“We have rotated the fields to accommodate that [gravesite] to where it is no longer on a playing surface,” said Seth Adams, director of the Parks and Recreation Department. “It is actually located in-between two fields.”
The original plans had called for the area where the grave was discovered to become part of a baseball field, but when the grave was found, the Eastern Band made it clear they did not want to see their ancestor’s remains buried or moved.
“I appreciate the friendship our tribe has with Macon County leaders,” Principal Chief Michell Hicks said in an emailed statement. “I want to thank them for their willingness to protect the cultural resources important to our tribe and to the history of Macon County.”
The tribe and the county are continuing to talk, though, because changing the plans is expected to cost about $250,000. County Manager Derek Roland would like the tribe to help with that bill.

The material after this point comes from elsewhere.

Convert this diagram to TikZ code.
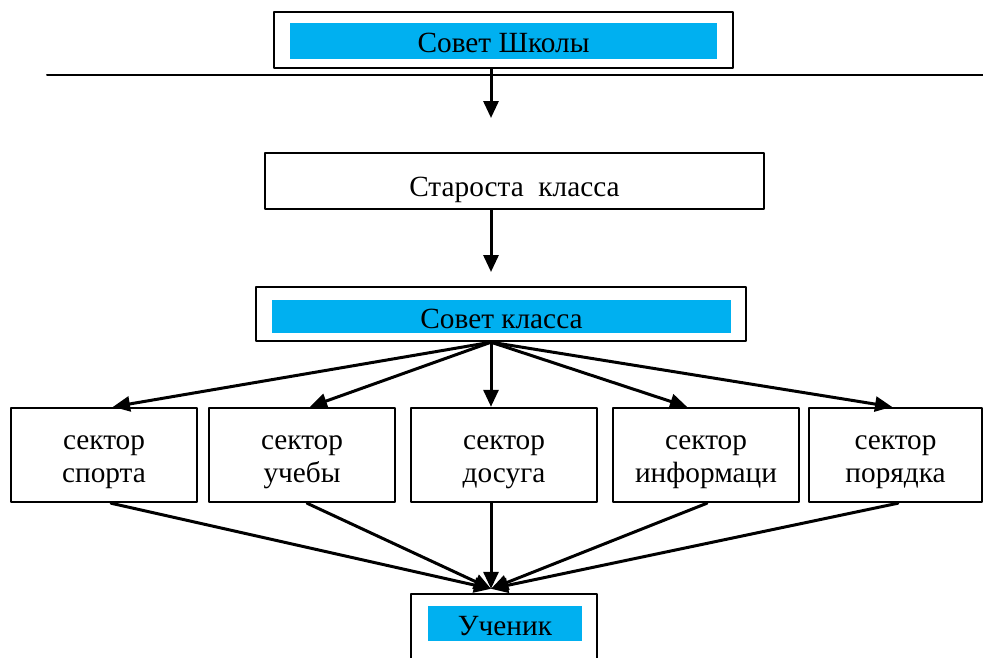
\documentclass[tikz,border=0pt]{standalone}
\usepackage{fontspec}
\setmainfont{Liberation Serif}
\usepackage{tikz}
\usetikzlibrary{positioning,arrows.meta,calc}
\definecolor{bandblue}{RGB}{0,176,240}

\begin{document}
\begin{tikzpicture}[x=1pt,y=-1pt,line cap=round,line join=round,>={Triangle[length=17pt,width=15pt]},
  box/.style={draw,line width=2.4pt,inner sep=0pt,minimum width=186pt,minimum height=94pt},
  band/.style={fill=bandblue,inner sep=0pt,text height=23pt,text depth=0pt},
  words/.style={align=center,inner sep=0pt},
  link/.style={->,line width=3pt},
  font=\fontsize{29.3}{33}\selectfont]
\useasboundingbox (0,0) rectangle (983,657);

\node[box,minimum width=459pt,minimum height=56pt] (ss) at (503.5,40) {};
\node[band,minimum width=427pt,minimum height=36pt] (ssband) at (503.5,41) {Совет Школы};
\draw[line width=2pt] (47,75) -- (983,75);

\node[box,minimum width=499pt,minimum height=56pt,text height=31pt,text depth=0pt] (st) at (514.5,181) {Староста\ \ класса};

\node[box,minimum width=490pt,minimum height=54pt] (sk) at (501,314) {};
\node[band,minimum width=459pt,minimum height=33pt] (skband) at (501.5,316.5) {Совет класса};

\node[box] (s1) at (104,455) {};
\node[box] (s2) at (302,455) {};
\node[box] (s3) at (504,455) {};
\node[box] (s4) at (706,455) {};
\node[box,minimum width=173pt] (s5) at (895.5,455) {};
\node[words] (s1t) at ([yshift=-7pt]s1.center) {сектор\\спорта};
\node[words] (s2t) at ([yshift=-7pt]s2.center) {сектор\\учебы};
\node[words] (s3t) at ([yshift=-7pt]s3.center) {сектор\\досуга};
\node[words] (s4t) at ([yshift=-7pt]s4.center) {сектор\\информаци};
\node[words] (s5t) at ([yshift=-7pt]s5.center) {сектор\\порядка};

\node[box,minimum height=90pt] (uch) at (504,639) {};
\node[band,minimum width=154pt,minimum height=35pt] (uchband) at (505,623.5) {Ученик};

\coordinate (ssout) at ([xshift=-12.5pt]ss.south);
\coordinate (ssend) at (491,118);
\coordinate (stout) at ([xshift=-23.5pt]st.south);
\coordinate (stend) at (491,272);
\coordinate (skout) at ([xshift=-10pt]sk.south);
\coordinate (uchin) at ([xshift=-13pt,yshift=4pt]uch.north);

\draw[link] (ssout) -- (ssend);
\draw[link] (stout) -- (stend);

\draw[link] (skout) -- ([xshift=9pt]s1.north);
\draw[link] (skout) -- ([xshift=8pt]s2.north);
\draw[link] (skout) -- ([xshift=-13pt]s3.north);
\draw[link] (skout) -- ([xshift=-19pt]s4.north);
\draw[link] (skout) -- ([xshift=-3.5pt]s5.north);

\draw[link] ([xshift=7pt]s1.south) -- (uchin);
\draw[link] ([xshift=5pt]s2.south) -- (uchin);
\draw[link] ([xshift=-13pt]s3.south) -- (uchin);
\draw[link] ([xshift=1pt]s4.south) -- (uchin);
\draw[link] ([xshift=2.5pt]s5.south) -- (uchin);

\end{tikzpicture}
\end{document}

“We’re still in negotiations with the Eastern Band in terms of any help they’re willing to give us,” Roland said
However, the project is still on track to fall within its $3.3 million budget and meet its July 2015 timeline for completion.
“We are still in the rough grading phase,” Adams said. “All the big ball fields are cut in now. The main road and parking areas are in. We have a drive that goes all the way through it now. It is not graveled, but it’s graded. We are starting on the small [youth-size] ball fields now.”
Only one part of the property, a 40-foot by 100-foot area, has yet to undergo an archeological survey. It’s possible that another gravesite could be discovered there, but unlikely.
“It was in an area where there was very, very little stuff found in the initial survey, so we feel good about not coming across anything else,” Adams said.